When my grandmother said to me that day, "I'm gonna have to say goodbye now," everything became illuminated. I fell to a terrible depth of grief, sobbing hysterically and barely able to say my final goodbyes and thank yous, but my condition was not one of mere despair. I was utterly bewildered by the wonder of nature; of time, of life. I was arrested by the impossibility of it all, the sheer chaos in which we find so much order and meaning. No one was in control, no one was driving this thing. It occurred to me how mirculous it is that any of this could happen, which is a bittersweet epiphany to have just as a big part of your world is about to become accessible only in memory.
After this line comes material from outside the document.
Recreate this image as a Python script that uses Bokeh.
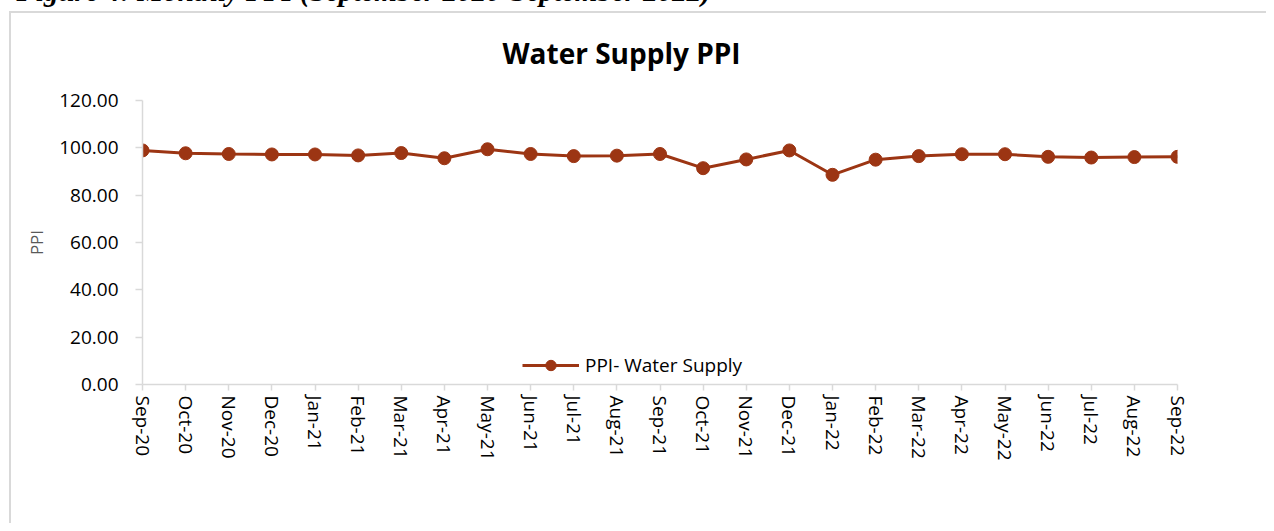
from bokeh.plotting import figure
from bokeh.models import (Range1d, FixedTicker, NumeralTickFormatter, Title,
                          Legend, LegendItem, ColumnDataSource)
from bokeh.embed import file_html
from bokeh.resources import INLINE

months = ["Sep-20", "Oct-20", "Nov-20", "Dec-20", "Jan-21", "Feb-21", "Mar-21",
          "Apr-21", "May-21", "Jun-21", "Jul-21", "Aug-21", "Sep-21", "Oct-21",
          "Nov-21", "Dec-21", "Jan-22", "Feb-22", "Mar-22", "Apr-22", "May-22",
          "Jun-22", "Jul-22", "Aug-22", "Sep-22"]
ppi_water = [98.9, 97.7, 97.4, 97.2, 97.2, 96.8, 97.8, 95.6, 99.4, 97.4, 96.5,
             96.7, 97.4, 91.4, 95.1, 98.9, 88.6, 95.0, 96.5, 97.3, 97.3, 96.2,
             95.9, 96.1, 96.2]
y_ticks = [0, 20, 40, 60, 80, 100, 120]
caption = "Figure 4: Monthly PPI (September 2020-September 2022)"
chart_title = "Water Supply PPI"
series_name = "PPI- Water Supply"

COLOR = "#9C3513"
FONT = "Open Sans"
BOX = "#d9d9d9"

idx = list(range(len(months)))
src = ColumnDataSource(dict(x=idx, y=ppi_water, m=months))

# the figure is shifted up by 40px so that the caption above the chart box is cut
# like in the source image; the chart box lines are painted as CSS background
p = figure(width=1266, height=563, output_backend="svg", toolbar_location=None,
           x_range=Range1d(0, len(months) - 1), y_range=Range1d(0, 120),
           min_border_left=142, min_border_right=89, min_border_top=140,
           min_border_bottom=139, title=None,
           styles={"margin-top": "-40px",
                   "background-image": (f"linear-gradient({BOX},{BOX}), "
                                        f"linear-gradient({BOX},{BOX})"),
                   "background-size": "100% 2px, 2px 100%",
                   "background-position": "9px 51px, 9px 51px",
                   "background-repeat": "no-repeat"})
p.outline_line_color = None
p.grid.visible = False
p.background_fill_color = "white"
p.border_fill_color = None

main_title = Title(text=chart_title, align="left", text_font=FONT,
                   text_font_size="28px", text_font_style="bold",
                   text_color="#000000", offset=360, standoff=58)
p.add_layout(main_title, "above")
cap_title = Title(text=caption, align="left", text_font="Liberation Serif",
                  text_font_size="29px", text_font_style="bold italic",
                  text_color="#000000", offset=-126, standoff=0)
try:
    cap_title.standoff = -8
except ValueError:
    cap_title.standoff = 0
p.add_layout(cap_title, "above")

ln = p.line("x", "y", source=src, line_color=COLOR, line_width=3)
sc = p.scatter("x", "y", source=src, size=13, fill_color=COLOR, line_color=COLOR)

# axes
xa = p.xaxis[0]
xa.ticker = FixedTicker(ticks=idx)
xa.major_label_overrides = {i: m for i, m in zip(idx, months)}
xa.major_label_orientation = "vertical"
xa.major_label_text_font = FONT
xa.major_label_text_font_size = "19px"
xa.major_label_text_color = "#000000"
xa.major_label_standoff = 5
xa.axis_line_color = BOX
xa.axis_line_width = 1.5
xa.major_tick_line_color = BOX
xa.major_tick_line_width = 1.5
xa.major_tick_in = 0
xa.major_tick_out = 6
xa.minor_tick_line_color = None

ya = p.yaxis[0]
ya.ticker = FixedTicker(ticks=y_ticks)
ya.formatter = NumeralTickFormatter(format="0.00")
ya.major_label_text_font = FONT
ya.major_label_text_font_size = "19px"
ya.major_label_text_color = "#000000"
ya.major_label_standoff = 17
ya.axis_line_color = BOX
ya.axis_line_width = 1.5
ya.major_tick_line_color = BOX
ya.major_tick_line_width = 1.5
ya.major_tick_in = 0
ya.major_tick_out = 7
ya.minor_tick_line_color = None
ya.axis_label = "PPI"
ya.axis_label_text_font = FONT
ya.axis_label_text_font_size = "17px"
ya.axis_label_text_font_style = "normal"
ya.axis_label_text_color = "#595959"
ya.axis_label_standoff = 8

# legend kept inside the plot area (annotations outside it are clipped)
legend = Legend(items=[LegendItem(label=series_name, renderers=[ln, sc])],
                location=(380, 6), orientation="horizontal",
                glyph_width=57, glyph_height=26, label_standoff=6,
                label_text_font=FONT, label_text_font_size="19px",
                label_text_color="#000000", padding=0, margin=0,
                border_line_color=None, background_fill_alpha=0)
p.add_layout(legend)

open("out.html", "w").write(file_html(p, INLINE))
I sat for a long time in that lounge, reeling through a kaleidescope of emotions. Eventually I gathered myself and headed to my study. When I emerged from the basement commons, I sensed how _September_ the day was---maybe the most September a day could be. It was warm and sunny out, but the sunshine had lost some of its power. The air was cooler, the shade was deeper. Everything sighed in anticipation of relief. From the mellow stir of the oak canopies a lifetime of memories jumped out at me---first days of school, first kisses, band practice, saturday morning cartoons. The funny thing is, all of these things are "gone." They occurred, and they feel so far away in space and in time. Yet, they are right here. The way the world appears and feels is so because of all these past experiences that have made it that way. They color the world, flavor it, because they _are_ it. And not just in the abstract sense that "everything is one." Everything moves, and the momentum of our experience qualifies the world of which we are. Meaning compounds and enriches experience and transforms the world which is our habitat. Experience itself is the involvement in this tensive aspect of nature, and its development is itself the passage of time.

There is no course. Only current---the force of everything existing and interacting in just the unique ways that they do.

Today felt especially Septembery, so here I am, again, grasping for some sense of time.